# [DATA LINES]
──────────────────────────────

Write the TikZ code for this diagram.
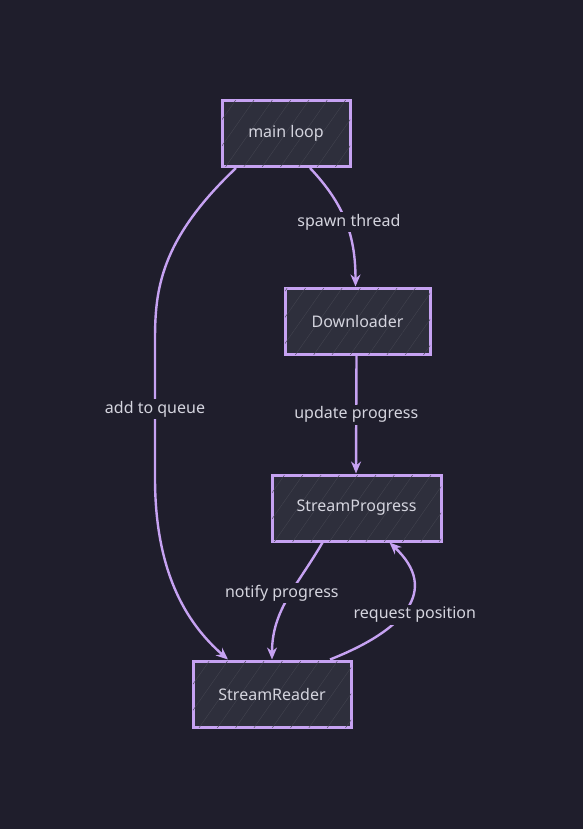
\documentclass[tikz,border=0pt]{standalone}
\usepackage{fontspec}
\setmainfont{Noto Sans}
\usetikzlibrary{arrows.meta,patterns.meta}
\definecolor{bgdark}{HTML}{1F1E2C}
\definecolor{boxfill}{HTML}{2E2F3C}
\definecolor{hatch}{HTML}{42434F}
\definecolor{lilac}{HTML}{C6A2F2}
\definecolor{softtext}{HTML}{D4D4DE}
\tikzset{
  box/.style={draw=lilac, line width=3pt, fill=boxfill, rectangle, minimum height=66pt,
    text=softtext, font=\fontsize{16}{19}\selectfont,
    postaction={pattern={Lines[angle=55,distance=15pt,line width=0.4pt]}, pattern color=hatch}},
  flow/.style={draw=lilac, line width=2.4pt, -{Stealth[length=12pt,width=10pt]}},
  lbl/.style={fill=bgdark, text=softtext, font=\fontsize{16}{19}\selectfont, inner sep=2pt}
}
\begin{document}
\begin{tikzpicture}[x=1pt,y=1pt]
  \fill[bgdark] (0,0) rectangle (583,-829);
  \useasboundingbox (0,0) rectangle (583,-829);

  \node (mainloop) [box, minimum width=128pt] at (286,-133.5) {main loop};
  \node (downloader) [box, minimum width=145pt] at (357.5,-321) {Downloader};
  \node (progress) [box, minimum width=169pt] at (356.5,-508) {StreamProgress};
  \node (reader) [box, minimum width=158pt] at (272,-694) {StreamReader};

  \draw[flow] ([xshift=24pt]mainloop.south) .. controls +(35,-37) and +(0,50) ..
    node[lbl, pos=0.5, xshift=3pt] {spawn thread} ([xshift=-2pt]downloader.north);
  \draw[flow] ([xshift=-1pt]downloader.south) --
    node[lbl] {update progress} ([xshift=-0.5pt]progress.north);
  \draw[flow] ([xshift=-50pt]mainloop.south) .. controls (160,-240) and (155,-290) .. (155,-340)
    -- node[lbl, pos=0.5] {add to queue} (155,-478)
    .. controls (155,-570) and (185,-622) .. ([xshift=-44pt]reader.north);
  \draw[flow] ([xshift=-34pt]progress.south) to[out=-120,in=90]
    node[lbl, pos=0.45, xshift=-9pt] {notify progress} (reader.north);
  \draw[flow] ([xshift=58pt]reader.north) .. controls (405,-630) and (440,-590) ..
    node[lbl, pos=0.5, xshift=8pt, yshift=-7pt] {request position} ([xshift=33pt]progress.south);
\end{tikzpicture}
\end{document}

──────────────────────────────

Reproduce all of the material above word for word. Omit the pictures.

# [TASK SOLUTION]
Write the TikZ code for this diagram.
\documentclass[tikz,border=0pt]{standalone}
\usepackage{fontspec}
\setmainfont{Noto Sans}
\usetikzlibrary{arrows.meta,patterns.meta}
\definecolor{bgdark}{HTML}{1F1E2C}
\definecolor{boxfill}{HTML}{2E2F3C}
\definecolor{hatch}{HTML}{42434F}
\definecolor{lilac}{HTML}{C6A2F2}
\definecolor{softtext}{HTML}{D4D4DE}
\tikzset{
  box/.style={draw=lilac, line width=3pt, fill=boxfill, rectangle, minimum height=66pt,
    text=softtext, font=\fontsize{16}{19}\selectfont,
    postaction={pattern={Lines[angle=55,distance=15pt,line width=0.4pt]}, pattern color=hatch}},
  flow/.style={draw=lilac, line width=2.4pt, -{Stealth[length=12pt,width=10pt]}},
  lbl/.style={fill=bgdark, text=softtext, font=\fontsize{16}{19}\selectfont, inner sep=2pt}
}
\begin{document}
\begin{tikzpicture}[x=1pt,y=1pt]
  \fill[bgdark] (0,0) rectangle (583,-829);
  \useasboundingbox (0,0) rectangle (583,-829);

  \node (mainloop) [box, minimum width=128pt] at (286,-133.5) {main loop};
  \node (downloader) [box, minimum width=145pt] at (357.5,-321) {Downloader};
  \node (progress) [box, minimum width=169pt] at (356.5,-508) {StreamProgress};
  \node (reader) [box, minimum width=158pt] at (272,-694) {StreamReader};

  \draw[flow] ([xshift=24pt]mainloop.south) .. controls +(35,-37) and +(0,50) ..
    node[lbl, pos=0.5, xshift=3pt] {spawn thread} ([xshift=-2pt]downloader.north);
  \draw[flow] ([xshift=-1pt]downloader.south) --
    node[lbl] {update progress} ([xshift=-0.5pt]progress.north);
  \draw[flow] ([xshift=-50pt]mainloop.south) .. controls (160,-240) and (155,-290) .. (155,-340)
    -- node[lbl, pos=0.5] {add to queue} (155,-478)
    .. controls (155,-570) and (185,-622) .. ([xshift=-44pt]reader.north);
  \draw[flow] ([xshift=-34pt]progress.south) to[out=-120,in=90]
    node[lbl, pos=0.45, xshift=-9pt] {notify progress} (reader.north);
  \draw[flow] ([xshift=58pt]reader.north) .. controls (405,-630) and (440,-590) ..
    node[lbl, pos=0.5, xshift=8pt, yshift=-7pt] {request position} ([xshift=33pt]progress.south);
\end{tikzpicture}
\end{document}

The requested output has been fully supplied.